I will stick my oar in for the Large Scale Systems Museum just north of Pittsburgh, PA, in New Kensington (which is where the modern aluminum smelting process was invented), with their simple website at https://www.mact.io/ .
They have DEC PDP11 and VAX, SGI, Sun, IBM mainframe and midrange, Data General (apparently the same terminal setup as used in Severance), a Cray J90, etc. And it all works and you can sit down and type on the systems. If you want to take the 45 minutes it takes to boot an IBM mainframe - you can do it. I know some of the people there, they are top-notch restorers and know the hardware and software very well.
LSSM is really top notch. It's grass roots, done by volunteers that want to preserve and share experience with these machines.
Most museums, I'll pick on CHM as an example but it applies to basically any metropolitan museum: by contrast are quite sterile, you can tell they have a ton of money but it's the standard impressive architecture and displays setup that is designed to ferry large groups through relatively quickly but don't impart much wisdom on the participants.
I never got a chance to visit Living Computer Museum but I wonder if that met some kind of high funding to be able to service masses while still going deep hands on.
That wasn’t my impression of the Computer History Museum in Mountain View. (Assuming that’s the CHM you mention.) I haven’t been in maybe 10 years, though. Have things changed?
I went to both years ago, and did enjoy LCM better. The difference is that LCM was ectremely hands-on. They had all kinds of rare machines out on the floor that you could just...play with. Imagine using an original Lisa running XENIX of all things, then firing up MazeWar on an Imlac.
CHM is very well done but more of a traditional museum with limited, curated interactivity.
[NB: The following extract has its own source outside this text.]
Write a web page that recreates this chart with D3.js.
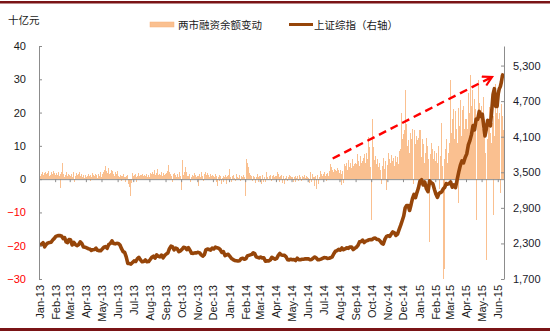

They have DEC PDP11 and VAX, SGI, Sun, IBM mainframe and midrange, Data General (apparently the same terminal setup as used in Severance), a Cray J90, etc. And it all works and you can sit down and type on the systems. If you want to take the 45 minutes it takes to boot an IBM mainframe - you can do it. I know some of the people there, they are top-notch restorers and know the hardware and software very well.